Testing strategies
The tests that you must write in XP are isolated and automatic.
First, each test doesn't interact with the others you write. That way
you avoid the problem that one test fails and causes a hundred other
failures. Nothing discourages testing more than false negatives. You
get this adrenaline rush when you arrive in the morning and find a
pile of defects. When it turns out to be no big deal, it's a big
letdown. Are you going to pay careful attention to the tests after
this has happened five or ten times? No way.
The tests are also automatic. Tests are most valuable when the stress
level rises, when people are working too much, when human judgment
starts to fail. So the tests must be automatic - returning an
unqualified thumbs up/thumbs down indication of whether the system is
behaving.
It is impossible to test absolutely everything, without the tests
being as complicated and error-prone as the code.
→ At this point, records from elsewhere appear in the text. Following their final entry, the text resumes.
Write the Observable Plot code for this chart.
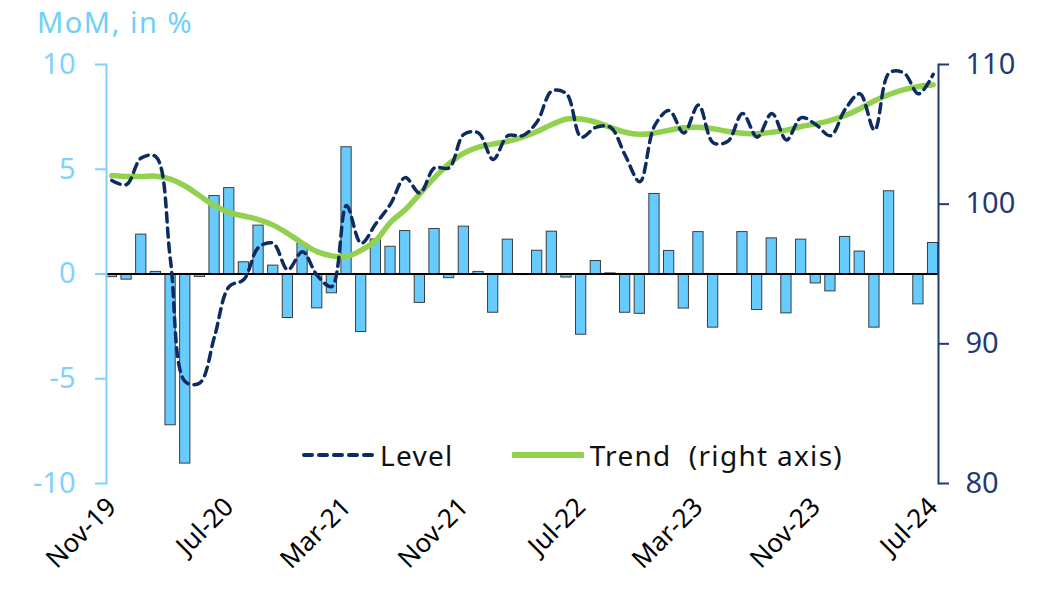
<!DOCTYPE html>
<html>
<head>
<meta charset="utf-8">
<script src="https://cdn.jsdelivr.net/npm/d3@7"></script>
<script src="https://cdn.jsdelivr.net/npm/@observablehq/plot@0.6"></script>
<style>
  body { margin: 0; background: white; font-family: "Noto Sans", sans-serif; }
  #wrap { position: relative; width: 1044px; height: 592px; overflow: hidden; }
  #title { position: absolute; left: 37px; top: 2px; font-size: 29px; color: #6fcffa; letter-spacing: 1.5px; }
  .chart { position: absolute; left: 0; top: 40px; }
  #legend { position: absolute; left: 302px; top: 436px; font-size: 28px; letter-spacing: 1.3px; color: #111; display: flex; align-items: center; }
  #legend svg { display: block; }
</style>
</head>
<body>
<div id="wrap">
  <div id="title">MoM, in %</div>
  <div id="c1" class="chart"></div>
  <div id="c2" class="chart"></div>
  <div id="legend"></div>
</div>
<script>
const months = [
  "Nov-19","Dec-19",
  "Jan-20","Feb-20","Mar-20","Apr-20","May-20","Jun-20","Jul-20","Aug-20","Sep-20","Oct-20","Nov-20","Dec-20",
  "Jan-21","Feb-21","Mar-21","Apr-21","May-21","Jun-21","Jul-21","Aug-21","Sep-21","Oct-21","Nov-21","Dec-21",
  "Jan-22","Feb-22","Mar-22","Apr-22","May-22","Jun-22","Jul-22","Aug-22","Sep-22","Oct-22","Nov-22","Dec-22",
  "Jan-23","Feb-23","Mar-23","Apr-23","May-23","Jun-23","Jul-23","Aug-23","Sep-23","Oct-23","Nov-23","Dec-23",
  "Jan-24","Feb-24","Mar-24","Apr-24","May-24","Jun-24","Jul-24"
];
const tickLabels = ["Nov-19","Jul-20","Mar-21","Nov-21","Jul-22","Mar-23","Nov-23","Jul-24"];

// MoM change, in % (left axis)
const mom = [
  -0.15,-0.27,
  1.88,0.10,-7.22,-9.05,-0.14,3.72,4.10,0.56,2.31,0.40,-2.10,1.43,
  -1.64,-0.92,6.05,-2.77,1.65,1.30,2.05,-1.38,2.15,-0.20,2.26,0.10,
  -1.85,1.64,-0.05,1.11,2.02,-0.17,-2.90,0.62,0.03,-1.85,-1.90,3.82,
  1.10,-1.65,2.00,-2.56,0.00,2.00,-1.72,1.70,-1.88,1.64,-0.45,-0.83,
  1.77,1.07,-2.56,3.95,-0.02,-1.45,1.48
];
// Level index (right axis)
const level = [
  101.7,101.4,
  103.3,103.4,96.0,87.3,87.2,90.5,94.1,94.6,96.9,97.2,95.3,96.6,
  94.9,94.1,99.9,97.2,98.6,100.0,101.9,100.8,102.6,102.6,105.0,105.1,
  103.2,104.9,104.9,105.9,108.1,107.9,104.8,105.5,105.5,103.5,101.6,105.6,
  106.7,105.1,107.1,104.4,104.5,106.5,104.8,106.5,104.6,106.2,105.7,104.9,
  106.8,107.9,105.3,109.4,109.4,107.9,109.3
];
// Trend index (right axis)
const trend = [
  102.05,101.98,
  101.98,102.0,101.8,101.3,100.6,99.9,99.4,99.15,98.9,98.5,97.9,97.2,
  96.6,96.3,96.25,96.7,97.4,98.7,99.6,100.74,101.9,102.9,103.65,104.08,
  104.3,104.5,104.8,105.2,105.7,106.1,106.1,105.87,105.5,105.15,105.0,105.1,
  105.3,105.47,105.5,105.4,105.2,105.08,105.04,105.15,105.3,105.56,105.75,106.0,
  106.35,106.83,107.4,107.85,108.2,108.43,108.55
];

const rows = months.map((m, i) => ({month: m, mom: mom[i], level: level[i], trend: trend[i]}));

const W = 1044, H = 552;
const M = {marginLeft: 106, marginRight: 106, marginTop: 24, marginBottom: 109};
const leftColor = "#7fd3fb";
const rightColor = "#1f3b70";
const font = "Noto Sans";

const chart1 = Plot.plot({
  width: W, height: H, ...M,
  style: {background: "transparent", fontFamily: font, overflow: "visible"},
  x: {type: "band", domain: months, paddingInner: 0.3, paddingOuter: 0.02, axis: null},
  y: {domain: [-10, 10], axis: null},
  marks: [
    Plot.barY(rows, {x: "month", y: "mom", fill: "#66ccff", stroke: "#3d3d3d", strokeWidth: 1}),
    Plot.ruleY([0], {stroke: "#000", strokeWidth: 2}),
    Plot.frame({anchor: "left", stroke: leftColor, strokeWidth: 2}),
    Plot.axisY({anchor: "left", label: null, ticks: [-10, -5, 0, 5, 10], tickSize: 11, tickPadding: 20,
      tickFormat: d => String(d), color: leftColor, fontSize: 29, strokeWidth: 2}),
    Plot.axisX({anchor: "bottom", label: null, ticks: tickLabels, tickSize: 0, tickPadding: 19, tickRotate: -45,
      color: "#000", fontSize: 26})
  ]
});

const chart2 = Plot.plot({
  width: W, height: H, ...M,
  style: {background: "transparent", fontFamily: font, overflow: "visible"},
  x: {type: "point", domain: months, padding: 0.36, axis: null},
  y: {domain: [80, 110], axis: null},
  marks: [
    Plot.lineY(rows, {x: "month", y: "trend", stroke: "#92d050", strokeWidth: 5.5, curve: "catmull-rom"}),
    Plot.lineY(rows, {x: "month", y: "level", stroke: "#0d2b60", strokeWidth: 3.5, strokeDasharray: "9,6", curve: "catmull-rom"}),
    Plot.frame({anchor: "right", stroke: rightColor, strokeWidth: 2}),
    Plot.axisY({anchor: "right", label: null, ticks: [80, 90, 100, 110], tickSize: 10, tickPadding: 17,
      color: rightColor, fontSize: 29, strokeWidth: 2})
  ]
});

document.getElementById("c1").appendChild(chart1);
document.getElementById("c2").appendChild(chart2);

// legend
const legend = document.getElementById("legend");
function sample(stroke, width, dash) {
  const ns = "http://www.w3.org/2000/svg";
  const s = document.createElementNS(ns, "svg");
  s.setAttribute("width", 72); s.setAttribute("height", 20);
  const l = document.createElementNS(ns, "line");
  l.setAttribute("x1", 2); l.setAttribute("x2", 70); l.setAttribute("y1", 10); l.setAttribute("y2", 10);
  l.setAttribute("stroke", stroke); l.setAttribute("stroke-width", width);
  l.setAttribute("stroke-linecap", "round");
  if (dash) l.setAttribute("stroke-dasharray", dash);
  s.appendChild(l);
  return s;
}
const items = [
  {label: "Level", stroke: "#0d2b60", width: 4, dash: "8,7", gap: 138},
  {label: "Trend  (right axis)", stroke: "#92d050", width: 6, dash: null, gap: 0}
];
items.forEach(it => {
  legend.appendChild(sample(it.stroke, it.width, it.dash));
  const t = document.createElement("span");
  t.textContent = it.label;
  t.style.whiteSpace = "pre";
  t.style.marginLeft = "6px";
  t.style.marginRight = (it.gap ? it.gap - 80 : 0) + "px";
  legend.appendChild(t);
});
</script>
</body>
</html>
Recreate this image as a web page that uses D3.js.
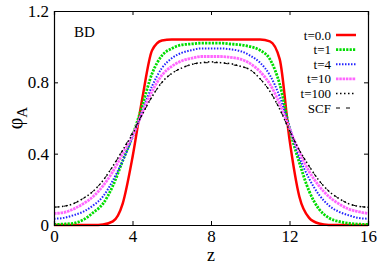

It is suicide to
test nothing (in this sense of isolated, automatic tests). So, of all
the things you can imagine testing, what should you test?
You should test things that might break. If code is so simple that it
can't possibly break, then you shouldn't write a test for it.
One way a test can pay off is when a test works that you didn't expect
to work. Then you better go find out why it works, because the code is
smarter than you are. Another way a test can pay off is when a test
breaks when you expected it to work. In either case, you learn
something.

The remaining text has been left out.